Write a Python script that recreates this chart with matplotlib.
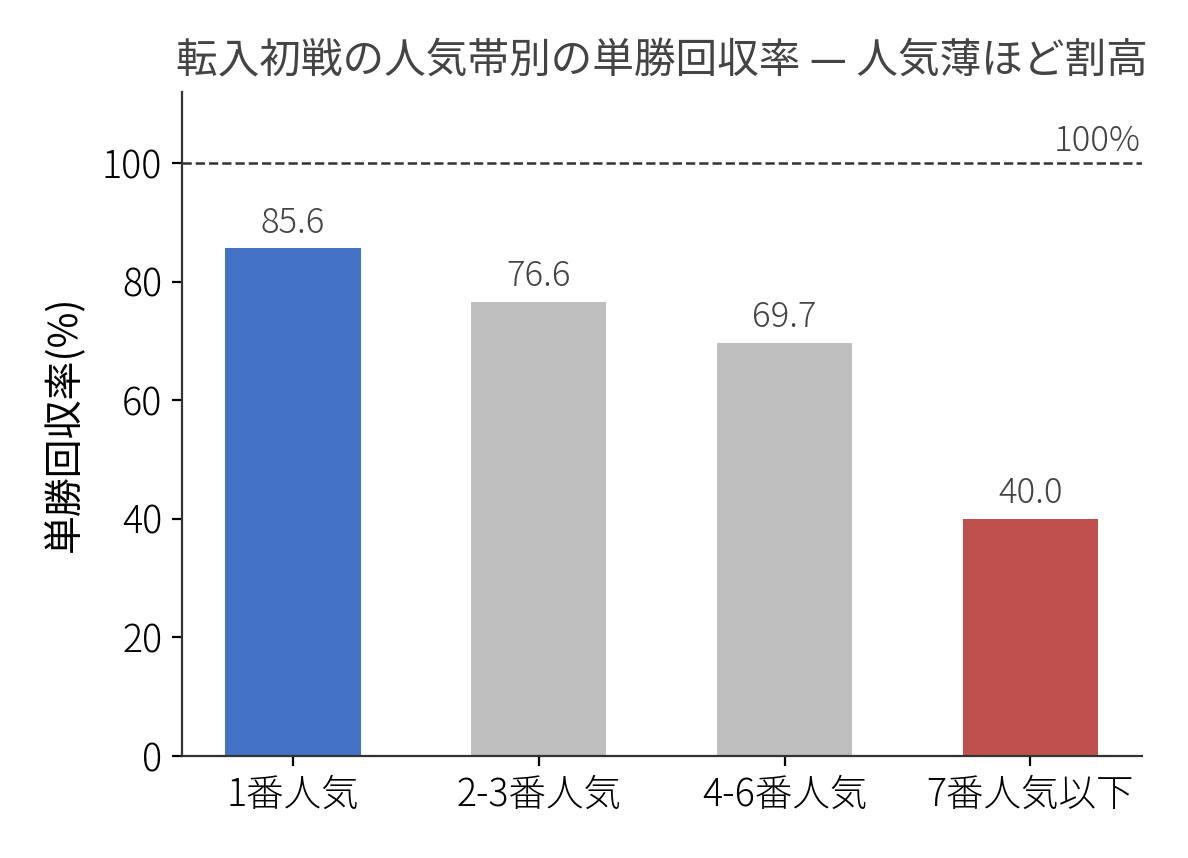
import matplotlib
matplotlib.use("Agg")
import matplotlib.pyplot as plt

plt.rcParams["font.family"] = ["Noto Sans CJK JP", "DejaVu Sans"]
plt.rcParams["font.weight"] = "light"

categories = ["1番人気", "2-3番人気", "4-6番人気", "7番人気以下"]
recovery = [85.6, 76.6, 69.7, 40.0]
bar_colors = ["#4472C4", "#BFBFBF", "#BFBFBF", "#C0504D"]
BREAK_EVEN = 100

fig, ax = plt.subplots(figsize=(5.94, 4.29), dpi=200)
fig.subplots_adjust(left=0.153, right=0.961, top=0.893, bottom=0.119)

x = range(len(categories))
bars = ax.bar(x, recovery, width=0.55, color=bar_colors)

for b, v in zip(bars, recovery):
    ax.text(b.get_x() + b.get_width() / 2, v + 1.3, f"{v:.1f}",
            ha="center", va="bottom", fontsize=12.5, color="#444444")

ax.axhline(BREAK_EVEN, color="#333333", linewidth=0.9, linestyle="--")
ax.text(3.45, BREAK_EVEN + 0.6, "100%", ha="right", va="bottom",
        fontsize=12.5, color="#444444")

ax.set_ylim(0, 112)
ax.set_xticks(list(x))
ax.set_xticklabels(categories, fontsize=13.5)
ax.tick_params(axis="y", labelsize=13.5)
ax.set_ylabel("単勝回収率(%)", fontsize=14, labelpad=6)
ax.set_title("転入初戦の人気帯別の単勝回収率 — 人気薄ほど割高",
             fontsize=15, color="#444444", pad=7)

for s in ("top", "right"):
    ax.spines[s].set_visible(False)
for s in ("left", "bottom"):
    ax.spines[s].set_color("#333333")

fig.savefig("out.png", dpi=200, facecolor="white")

Task to complete:
Pictures stay out. Repeat only the lines from the beginning of the data through the line that has "bars = ax.bar(x, recovery, width=0.55, color=bar_colors)".

Output of the exercise:
Write a Python script that recreates this chart with matplotlib.
import matplotlib
matplotlib.use("Agg")
import matplotlib.pyplot as plt

plt.rcParams["font.family"] = ["Noto Sans CJK JP", "DejaVu Sans"]
plt.rcParams["font.weight"] = "light"

categories = ["1番人気", "2-3番人気", "4-6番人気", "7番人気以下"]
recovery = [85.6, 76.6, 69.7, 40.0]
bar_colors = ["#4472C4", "#BFBFBF", "#BFBFBF", "#C0504D"]
BREAK_EVEN = 100

fig, ax = plt.subplots(figsize=(5.94, 4.29), dpi=200)
fig.subplots_adjust(left=0.153, right=0.961, top=0.893, bottom=0.119)

x = range(len(categories))
bars = ax.bar(x, recovery, width=0.55, color=bar_colors)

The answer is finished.